━━ DATA ━━

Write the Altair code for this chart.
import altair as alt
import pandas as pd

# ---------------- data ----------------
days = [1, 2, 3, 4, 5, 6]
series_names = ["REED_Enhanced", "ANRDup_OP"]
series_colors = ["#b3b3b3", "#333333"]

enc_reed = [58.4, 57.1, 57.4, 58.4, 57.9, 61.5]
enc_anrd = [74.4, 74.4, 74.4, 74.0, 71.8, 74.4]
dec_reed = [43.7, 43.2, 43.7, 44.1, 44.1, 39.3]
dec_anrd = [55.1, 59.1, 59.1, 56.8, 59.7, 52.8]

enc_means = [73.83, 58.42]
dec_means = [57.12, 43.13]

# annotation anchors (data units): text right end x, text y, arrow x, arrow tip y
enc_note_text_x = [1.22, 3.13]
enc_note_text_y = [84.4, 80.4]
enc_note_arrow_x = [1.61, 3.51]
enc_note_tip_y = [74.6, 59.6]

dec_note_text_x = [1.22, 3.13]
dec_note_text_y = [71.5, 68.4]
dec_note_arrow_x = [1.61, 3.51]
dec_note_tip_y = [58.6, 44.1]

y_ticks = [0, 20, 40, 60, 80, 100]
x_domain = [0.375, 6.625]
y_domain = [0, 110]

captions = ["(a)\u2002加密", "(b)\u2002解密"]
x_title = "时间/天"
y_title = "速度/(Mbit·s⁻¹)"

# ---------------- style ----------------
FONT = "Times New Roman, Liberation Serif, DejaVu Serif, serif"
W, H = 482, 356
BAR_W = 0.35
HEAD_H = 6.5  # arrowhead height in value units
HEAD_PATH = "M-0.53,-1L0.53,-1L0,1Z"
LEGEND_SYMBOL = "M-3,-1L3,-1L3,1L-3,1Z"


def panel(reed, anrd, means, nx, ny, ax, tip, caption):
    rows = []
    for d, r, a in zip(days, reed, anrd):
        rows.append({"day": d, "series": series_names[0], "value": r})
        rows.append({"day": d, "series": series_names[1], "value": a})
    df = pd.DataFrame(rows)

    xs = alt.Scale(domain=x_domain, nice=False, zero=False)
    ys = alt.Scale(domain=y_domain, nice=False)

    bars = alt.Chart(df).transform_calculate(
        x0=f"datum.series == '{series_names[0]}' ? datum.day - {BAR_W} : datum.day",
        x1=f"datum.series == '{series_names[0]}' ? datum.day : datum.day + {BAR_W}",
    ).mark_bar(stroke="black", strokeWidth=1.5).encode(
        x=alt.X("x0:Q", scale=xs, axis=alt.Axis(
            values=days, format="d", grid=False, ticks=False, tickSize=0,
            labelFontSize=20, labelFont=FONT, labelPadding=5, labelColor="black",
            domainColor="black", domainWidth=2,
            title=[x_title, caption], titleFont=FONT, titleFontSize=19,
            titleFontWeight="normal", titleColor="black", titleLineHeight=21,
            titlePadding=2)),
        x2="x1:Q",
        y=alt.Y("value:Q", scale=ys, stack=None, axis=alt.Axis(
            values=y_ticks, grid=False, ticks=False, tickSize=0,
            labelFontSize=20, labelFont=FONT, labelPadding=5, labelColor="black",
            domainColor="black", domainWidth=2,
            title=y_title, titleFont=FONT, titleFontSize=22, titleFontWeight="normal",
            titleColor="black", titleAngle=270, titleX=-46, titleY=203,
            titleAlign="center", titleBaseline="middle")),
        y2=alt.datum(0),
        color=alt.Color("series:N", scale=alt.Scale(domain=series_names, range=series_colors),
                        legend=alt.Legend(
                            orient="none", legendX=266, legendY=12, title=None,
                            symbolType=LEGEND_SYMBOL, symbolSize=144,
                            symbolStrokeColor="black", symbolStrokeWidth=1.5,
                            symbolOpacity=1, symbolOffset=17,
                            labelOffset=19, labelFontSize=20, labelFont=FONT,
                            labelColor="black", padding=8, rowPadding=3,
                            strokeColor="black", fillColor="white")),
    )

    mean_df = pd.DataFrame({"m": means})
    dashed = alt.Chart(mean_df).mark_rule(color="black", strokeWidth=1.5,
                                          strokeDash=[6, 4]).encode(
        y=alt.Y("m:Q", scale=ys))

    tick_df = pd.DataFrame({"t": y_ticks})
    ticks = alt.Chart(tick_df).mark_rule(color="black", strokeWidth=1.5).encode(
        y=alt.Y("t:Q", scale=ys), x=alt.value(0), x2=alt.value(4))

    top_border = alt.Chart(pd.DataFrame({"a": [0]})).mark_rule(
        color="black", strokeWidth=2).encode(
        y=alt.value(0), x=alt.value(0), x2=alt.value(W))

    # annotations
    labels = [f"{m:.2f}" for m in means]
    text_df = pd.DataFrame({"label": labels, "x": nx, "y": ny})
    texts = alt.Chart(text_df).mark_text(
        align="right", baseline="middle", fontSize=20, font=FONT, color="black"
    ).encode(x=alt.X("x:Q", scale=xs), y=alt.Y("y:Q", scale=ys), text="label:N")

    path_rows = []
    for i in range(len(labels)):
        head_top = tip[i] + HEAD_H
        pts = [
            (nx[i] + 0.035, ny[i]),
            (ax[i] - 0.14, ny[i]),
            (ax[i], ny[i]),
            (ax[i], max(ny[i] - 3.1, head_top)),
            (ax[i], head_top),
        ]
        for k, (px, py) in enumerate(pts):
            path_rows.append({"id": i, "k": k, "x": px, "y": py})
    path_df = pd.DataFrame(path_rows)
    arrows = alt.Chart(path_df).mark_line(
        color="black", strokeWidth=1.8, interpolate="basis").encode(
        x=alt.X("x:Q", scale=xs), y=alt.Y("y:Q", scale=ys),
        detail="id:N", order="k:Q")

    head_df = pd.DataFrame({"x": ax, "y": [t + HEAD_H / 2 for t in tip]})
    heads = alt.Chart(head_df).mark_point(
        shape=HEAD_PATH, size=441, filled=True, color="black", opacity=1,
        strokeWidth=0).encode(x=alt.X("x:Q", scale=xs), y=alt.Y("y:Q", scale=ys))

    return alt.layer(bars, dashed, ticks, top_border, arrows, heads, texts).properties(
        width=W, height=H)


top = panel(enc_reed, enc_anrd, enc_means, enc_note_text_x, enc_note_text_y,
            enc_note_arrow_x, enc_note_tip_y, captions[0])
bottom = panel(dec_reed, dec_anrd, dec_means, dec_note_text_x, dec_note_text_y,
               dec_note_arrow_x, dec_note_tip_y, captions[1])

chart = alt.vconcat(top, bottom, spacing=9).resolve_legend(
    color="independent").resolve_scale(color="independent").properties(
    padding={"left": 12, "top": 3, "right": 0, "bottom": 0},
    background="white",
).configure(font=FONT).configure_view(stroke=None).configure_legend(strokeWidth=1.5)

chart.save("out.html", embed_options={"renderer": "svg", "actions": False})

━━━

- [DIRECTION]:
Repeat, exactly and only, the lines from the beginning of the material through the line that contains "dec_means = [57.12, 43.13]".

- [THE RESULT]:
Write the Altair code for this chart.
import altair as alt
import pandas as pd

# ---------------- data ----------------
days = [1, 2, 3, 4, 5, 6]
series_names = ["REED_Enhanced", "ANRDup_OP"]
series_colors = ["#b3b3b3", "#333333"]

enc_reed = [58.4, 57.1, 57.4, 58.4, 57.9, 61.5]
enc_anrd = [74.4, 74.4, 74.4, 74.0, 71.8, 74.4]
dec_reed = [43.7, 43.2, 43.7, 44.1, 44.1, 39.3]
dec_anrd = [55.1, 59.1, 59.1, 56.8, 59.7, 52.8]

enc_means = [73.83, 58.42]
dec_means = [57.12, 43.13]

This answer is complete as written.